Go through the data below and copy it exactly, skipping every picture.

BEGIN SUPPLIED MATERIAL

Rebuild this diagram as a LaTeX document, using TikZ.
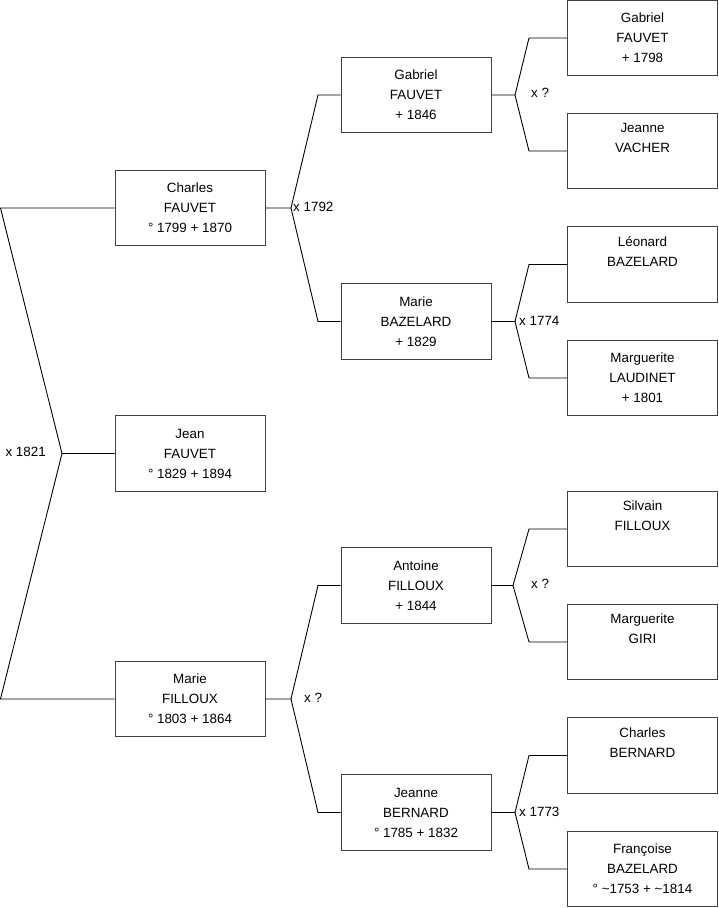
\documentclass[tikz,border=0pt]{standalone}
\usepackage{fontspec}
\setmainfont{Liberation Sans}
\begin{document}
\begin{tikzpicture}[x=1pt,y=-1pt,
  person/.style={draw=black!75, line width=1pt, minimum width=150pt, minimum height=75.5pt,
    align=center, font=\fontsize{13.4}{20}\selectfont, inner sep=0pt},
  link/.style={draw=black, line width=0.9pt},
  lbl/.style={font=\fontsize{13.4}{15}\selectfont, inner sep=0pt}]
\useasboundingbox (0,0) rectangle (719,908);
% column 1
\node[person] (charles) at (190,208) {Charles\\FAUVET\\° 1799 + 1870};
\node[person] (jean) at (190,453.5) {Jean\\FAUVET\\° 1829 + 1894};
\node[person] (marief) at (190,699) {Marie\\FILLOUX\\° 1803 + 1864};
% column 2
\node[person] (gabriel) at (416,95) {Gabriel\\FAUVET\\+ 1846};
\node[person] (marieb) at (416,321.5) {Marie\\BAZELARD\\+ 1829};
\node[person] (antoine) at (416,585.5) {Antoine\\FILLOUX\\+ 1844};
\node[person] (jeanne) at (416,812.5) {Jeanne\\BERNARD\\° 1785 + 1832};
% column 3
\node[person] (gabriel2) at (642.5,38) {Gabriel\\FAUVET\\+ 1798};
\node[person] (jeannev) at (642.5,151) {Jeanne\\VACHER\\\strut};
\node[person] (leonard) at (642.5,264.5) {Léonard\\BAZELARD\\\strut};
\node[person] (margl) at (642.5,378) {Marguerite\\LAUDINET\\+ 1801};
\node[person] (silvain) at (642.5,529) {Silvain\\FILLOUX\\\strut};
\node[person] (margg) at (642.5,642) {Marguerite\\GIRI\\\strut};
\node[person] (charlesb) at (642.5,755.5) {Charles\\BERNARD\\\strut};
\node[person] (francoise) at (642.5,869) {Françoise\\BAZELARD\\° \textasciitilde1753 + \textasciitilde1814};
% root connector
\coordinate (r0) at (62,453.5);
\coordinate (rt) at (0.5,208);
\coordinate (rb) at (0.5,699);
\draw[link] (jean.west) -- (r0) -- (rt) -- (charles.west);
\draw[link] (r0) -- (rb) -- (marief.west);
\node[lbl, anchor=east] (l0) at (46,452) {x 1821};
% Charles
\coordinate (c0) at (291,208);
\coordinate (c0t) at (318,95);
\coordinate (c0b) at (318,321.5);
\draw[link] (charles.east) -- (c0) -- (c0t) -- (gabriel.west);
\draw[link] (c0) -- (c0b) -- (marieb.west);
\node[lbl, anchor=west] (l1) at (293,207) {x 1792};
% Marie F
\coordinate (m0) at (291,699);
\coordinate (m0t) at (318,585.5);
\coordinate (m0b) at (318,812.5);
\draw[link] (marief.east) -- (m0) -- (m0t) -- (antoine.west);
\draw[link] (m0) -- (m0b) -- (jeanne.west);
\node[lbl, anchor=west] (l2) at (304,698) {x ?};
% Gabriel
\coordinate (g0) at (515,95);
\coordinate (g0t) at (529,38);
\coordinate (g0b) at (529,151);
\draw[link] (gabriel.east) -- (g0) -- (g0t) -- (gabriel2.west);
\draw[link] (g0) -- (g0b) -- (jeannev.west);
\node[lbl, anchor=west] (l3) at (531,93) {x ?};
% Marie B
\coordinate (b0) at (515,321.5);
\coordinate (b0t) at (529,264.5);
\coordinate (b0b) at (529,378);
\draw[link] (marieb.east) -- (b0) -- (b0t) -- (leonard.west);
\draw[link] (b0) -- (b0b) -- (margl.west);
\node[lbl, anchor=west] (l4) at (519,320.5) {x 1774};
% Antoine
\coordinate (a0) at (513,585.5);
\coordinate (a0t) at (529,529);
\coordinate (a0b) at (529,642);
\draw[link] (antoine.east) -- (a0) -- (a0t) -- (silvain.west);
\draw[link] (a0) -- (a0b) -- (margg.west);
\node[lbl, anchor=west] (l5) at (531,584) {x ?};
% Jeanne
\coordinate (j0) at (515,812.5);
\coordinate (j0t) at (529,755.5);
\coordinate (j0b) at (529,869);
\draw[link] (jeanne.east) -- (j0) -- (j0t) -- (charlesb.west);
\draw[link] (j0) -- (j0b) -- (francoise.west);
\node[lbl, anchor=west] (l6) at (519,812) {x 1773};
\end{tikzpicture}
\end{document}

END SUPPLIED MATERIAL

CORRECT OUTPUT:
Rebuild this diagram as a LaTeX document, using TikZ.
\documentclass[tikz,border=0pt]{standalone}
\usepackage{fontspec}
\setmainfont{Liberation Sans}
\begin{document}
\begin{tikzpicture}[x=1pt,y=-1pt,
  person/.style={draw=black!75, line width=1pt, minimum width=150pt, minimum height=75.5pt,
    align=center, font=\fontsize{13.4}{20}\selectfont, inner sep=0pt},
  link/.style={draw=black, line width=0.9pt},
  lbl/.style={font=\fontsize{13.4}{15}\selectfont, inner sep=0pt}]
\useasboundingbox (0,0) rectangle (719,908);
% column 1
\node[person] (charles) at (190,208) {Charles\\FAUVET\\° 1799 + 1870};
\node[person] (jean) at (190,453.5) {Jean\\FAUVET\\° 1829 + 1894};
\node[person] (marief) at (190,699) {Marie\\FILLOUX\\° 1803 + 1864};
% column 2
\node[person] (gabriel) at (416,95) {Gabriel\\FAUVET\\+ 1846};
\node[person] (marieb) at (416,321.5) {Marie\\BAZELARD\\+ 1829};
\node[person] (antoine) at (416,585.5) {Antoine\\FILLOUX\\+ 1844};
\node[person] (jeanne) at (416,812.5) {Jeanne\\BERNARD\\° 1785 + 1832};
% column 3
\node[person] (gabriel2) at (642.5,38) {Gabriel\\FAUVET\\+ 1798};
\node[person] (jeannev) at (642.5,151) {Jeanne\\VACHER\\\strut};
\node[person] (leonard) at (642.5,264.5) {Léonard\\BAZELARD\\\strut};
\node[person] (margl) at (642.5,378) {Marguerite\\LAUDINET\\+ 1801};
\node[person] (silvain) at (642.5,529) {Silvain\\FILLOUX\\\strut};
\node[person] (margg) at (642.5,642) {Marguerite\\GIRI\\\strut};
\node[person] (charlesb) at (642.5,755.5) {Charles\\BERNARD\\\strut};
\node[person] (francoise) at (642.5,869) {Françoise\\BAZELARD\\° \textasciitilde1753 + \textasciitilde1814};
% root connector
\coordinate (r0) at (62,453.5);
\coordinate (rt) at (0.5,208);
\coordinate (rb) at (0.5,699);
\draw[link] (jean.west) -- (r0) -- (rt) -- (charles.west);
\draw[link] (r0) -- (rb) -- (marief.west);
\node[lbl, anchor=east] (l0) at (46,452) {x 1821};
% Charles
\coordinate (c0) at (291,208);
\coordinate (c0t) at (318,95);
\coordinate (c0b) at (318,321.5);
\draw[link] (charles.east) -- (c0) -- (c0t) -- (gabriel.west);
\draw[link] (c0) -- (c0b) -- (marieb.west);
\node[lbl, anchor=west] (l1) at (293,207) {x 1792};
% Marie F
\coordinate (m0) at (291,699);
\coordinate (m0t) at (318,585.5);
\coordinate (m0b) at (318,812.5);
\draw[link] (marief.east) -- (m0) -- (m0t) -- (antoine.west);
\draw[link] (m0) -- (m0b) -- (jeanne.west);
\node[lbl, anchor=west] (l2) at (304,698) {x ?};
% Gabriel
\coordinate (g0) at (515,95);
\coordinate (g0t) at (529,38);
\coordinate (g0b) at (529,151);
\draw[link] (gabriel.east) -- (g0) -- (g0t) -- (gabriel2.west);
\draw[link] (g0) -- (g0b) -- (jeannev.west);
\node[lbl, anchor=west] (l3) at (531,93) {x ?};
% Marie B
\coordinate (b0) at (515,321.5);
\coordinate (b0t) at (529,264.5);
\coordinate (b0b) at (529,378);
\draw[link] (marieb.east) -- (b0) -- (b0t) -- (leonard.west);
\draw[link] (b0) -- (b0b) -- (margl.west);
\node[lbl, anchor=west] (l4) at (519,320.5) {x 1774};
% Antoine
\coordinate (a0) at (513,585.5);
\coordinate (a0t) at (529,529);
\coordinate (a0b) at (529,642);
\draw[link] (antoine.east) -- (a0) -- (a0t) -- (silvain.west);
\draw[link] (a0) -- (a0b) -- (margg.west);
\node[lbl, anchor=west] (l5) at (531,584) {x ?};
% Jeanne
\coordinate (j0) at (515,812.5);
\coordinate (j0t) at (529,755.5);
\coordinate (j0b) at (529,869);
\draw[link] (jeanne.east) -- (j0) -- (j0t) -- (charlesb.west);
\draw[link] (j0) -- (j0b) -- (francoise.west);
\node[lbl, anchor=west] (l6) at (519,812) {x 1773};
\end{tikzpicture}
\end{document}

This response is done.